== What you need to do ==
Pull out every line below holding the word "matplotlib".

== Records to use ==
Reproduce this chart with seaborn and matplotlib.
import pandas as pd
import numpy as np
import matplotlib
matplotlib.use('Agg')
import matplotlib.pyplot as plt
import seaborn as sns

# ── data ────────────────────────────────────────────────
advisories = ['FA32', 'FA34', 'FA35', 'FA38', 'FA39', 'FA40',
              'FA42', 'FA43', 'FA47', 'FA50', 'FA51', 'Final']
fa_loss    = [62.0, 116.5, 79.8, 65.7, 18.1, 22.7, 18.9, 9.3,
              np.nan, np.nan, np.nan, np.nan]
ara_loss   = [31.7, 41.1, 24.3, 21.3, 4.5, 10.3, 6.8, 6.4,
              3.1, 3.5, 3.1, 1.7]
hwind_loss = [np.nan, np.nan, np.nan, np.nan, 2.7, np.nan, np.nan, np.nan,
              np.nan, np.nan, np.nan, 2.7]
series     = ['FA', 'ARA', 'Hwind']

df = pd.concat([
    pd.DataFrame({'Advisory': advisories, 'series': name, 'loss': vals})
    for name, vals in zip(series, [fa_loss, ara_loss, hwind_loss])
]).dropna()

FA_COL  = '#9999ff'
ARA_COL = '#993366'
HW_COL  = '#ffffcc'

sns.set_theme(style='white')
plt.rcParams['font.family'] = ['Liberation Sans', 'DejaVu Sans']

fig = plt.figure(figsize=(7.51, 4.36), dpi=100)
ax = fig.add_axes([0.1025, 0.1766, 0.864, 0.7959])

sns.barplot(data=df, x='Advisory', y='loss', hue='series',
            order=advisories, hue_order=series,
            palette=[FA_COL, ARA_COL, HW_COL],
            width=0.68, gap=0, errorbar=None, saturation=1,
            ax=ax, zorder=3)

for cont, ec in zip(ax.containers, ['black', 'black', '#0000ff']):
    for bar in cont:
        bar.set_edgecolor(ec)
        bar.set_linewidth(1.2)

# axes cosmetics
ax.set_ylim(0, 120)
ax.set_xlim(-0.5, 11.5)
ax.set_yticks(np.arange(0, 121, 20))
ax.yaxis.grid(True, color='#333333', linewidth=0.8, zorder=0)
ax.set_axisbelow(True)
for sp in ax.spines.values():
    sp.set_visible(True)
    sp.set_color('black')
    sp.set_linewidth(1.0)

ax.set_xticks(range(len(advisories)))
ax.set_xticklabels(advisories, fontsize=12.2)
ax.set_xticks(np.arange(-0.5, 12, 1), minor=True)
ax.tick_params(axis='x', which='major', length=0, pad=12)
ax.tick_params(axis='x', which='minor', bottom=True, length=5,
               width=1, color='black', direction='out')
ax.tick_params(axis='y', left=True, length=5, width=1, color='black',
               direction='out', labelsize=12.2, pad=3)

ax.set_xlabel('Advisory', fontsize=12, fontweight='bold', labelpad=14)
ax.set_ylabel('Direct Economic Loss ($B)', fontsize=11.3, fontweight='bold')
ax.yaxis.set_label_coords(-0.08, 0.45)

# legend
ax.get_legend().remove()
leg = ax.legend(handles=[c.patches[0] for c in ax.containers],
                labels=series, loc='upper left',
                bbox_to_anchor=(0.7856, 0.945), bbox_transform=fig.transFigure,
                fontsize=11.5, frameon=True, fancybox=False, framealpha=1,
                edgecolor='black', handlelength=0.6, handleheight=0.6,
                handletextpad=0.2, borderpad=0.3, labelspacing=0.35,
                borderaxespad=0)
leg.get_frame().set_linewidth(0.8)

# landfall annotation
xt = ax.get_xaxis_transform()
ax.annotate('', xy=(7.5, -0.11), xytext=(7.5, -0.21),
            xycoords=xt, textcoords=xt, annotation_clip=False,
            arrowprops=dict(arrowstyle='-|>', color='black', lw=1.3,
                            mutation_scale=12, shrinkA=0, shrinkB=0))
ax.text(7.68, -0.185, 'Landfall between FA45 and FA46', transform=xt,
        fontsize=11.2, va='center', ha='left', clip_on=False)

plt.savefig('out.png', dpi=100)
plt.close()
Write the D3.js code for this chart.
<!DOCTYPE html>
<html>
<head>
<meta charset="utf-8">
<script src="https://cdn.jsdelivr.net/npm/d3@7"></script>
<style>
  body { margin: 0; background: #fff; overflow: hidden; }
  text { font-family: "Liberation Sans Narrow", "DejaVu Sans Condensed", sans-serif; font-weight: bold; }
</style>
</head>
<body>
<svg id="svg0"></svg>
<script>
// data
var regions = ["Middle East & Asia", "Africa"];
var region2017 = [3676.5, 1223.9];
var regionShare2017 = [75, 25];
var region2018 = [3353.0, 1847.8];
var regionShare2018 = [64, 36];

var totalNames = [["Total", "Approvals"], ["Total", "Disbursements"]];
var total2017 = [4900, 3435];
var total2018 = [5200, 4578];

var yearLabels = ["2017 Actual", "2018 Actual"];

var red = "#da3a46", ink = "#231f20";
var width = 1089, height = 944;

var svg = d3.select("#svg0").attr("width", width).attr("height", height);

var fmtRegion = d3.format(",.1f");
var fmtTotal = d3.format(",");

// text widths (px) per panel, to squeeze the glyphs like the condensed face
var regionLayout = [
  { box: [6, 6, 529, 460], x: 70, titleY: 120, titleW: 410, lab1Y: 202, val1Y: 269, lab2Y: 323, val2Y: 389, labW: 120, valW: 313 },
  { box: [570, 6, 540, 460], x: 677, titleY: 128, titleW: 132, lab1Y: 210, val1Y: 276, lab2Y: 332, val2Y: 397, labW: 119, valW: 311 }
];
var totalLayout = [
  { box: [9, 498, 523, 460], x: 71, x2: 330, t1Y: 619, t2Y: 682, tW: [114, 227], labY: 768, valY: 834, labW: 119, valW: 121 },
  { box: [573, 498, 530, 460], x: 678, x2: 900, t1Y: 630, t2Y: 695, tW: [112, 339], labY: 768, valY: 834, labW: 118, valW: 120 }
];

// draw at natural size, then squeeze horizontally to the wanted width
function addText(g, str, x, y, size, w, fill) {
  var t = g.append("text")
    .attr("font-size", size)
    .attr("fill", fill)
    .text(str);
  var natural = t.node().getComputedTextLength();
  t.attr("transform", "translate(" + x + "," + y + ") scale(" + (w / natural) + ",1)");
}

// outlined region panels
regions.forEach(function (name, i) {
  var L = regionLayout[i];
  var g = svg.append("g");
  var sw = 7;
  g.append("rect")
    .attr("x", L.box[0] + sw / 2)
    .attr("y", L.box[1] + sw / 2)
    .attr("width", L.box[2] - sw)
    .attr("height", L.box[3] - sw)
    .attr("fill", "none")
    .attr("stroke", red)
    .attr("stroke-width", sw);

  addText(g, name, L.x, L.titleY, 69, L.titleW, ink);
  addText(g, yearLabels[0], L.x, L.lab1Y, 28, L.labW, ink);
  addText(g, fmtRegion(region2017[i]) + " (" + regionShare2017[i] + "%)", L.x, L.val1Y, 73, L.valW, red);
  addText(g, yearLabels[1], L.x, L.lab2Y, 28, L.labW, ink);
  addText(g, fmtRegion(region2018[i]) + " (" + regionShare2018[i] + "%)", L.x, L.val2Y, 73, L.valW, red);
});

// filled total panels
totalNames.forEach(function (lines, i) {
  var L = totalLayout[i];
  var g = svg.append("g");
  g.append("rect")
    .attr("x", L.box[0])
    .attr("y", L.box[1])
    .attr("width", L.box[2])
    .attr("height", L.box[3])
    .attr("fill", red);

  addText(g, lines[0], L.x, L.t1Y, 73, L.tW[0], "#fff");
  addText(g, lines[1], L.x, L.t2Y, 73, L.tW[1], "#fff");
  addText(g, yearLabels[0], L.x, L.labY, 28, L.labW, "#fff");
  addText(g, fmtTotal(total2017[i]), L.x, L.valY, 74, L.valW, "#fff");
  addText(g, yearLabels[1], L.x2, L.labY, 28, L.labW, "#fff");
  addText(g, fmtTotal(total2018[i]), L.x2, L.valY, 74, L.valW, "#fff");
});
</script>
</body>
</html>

== Response to this exercise ==
Reproduce this chart with seaborn and matplotlib.
import matplotlib
matplotlib.use('Agg')
import matplotlib.pyplot as plt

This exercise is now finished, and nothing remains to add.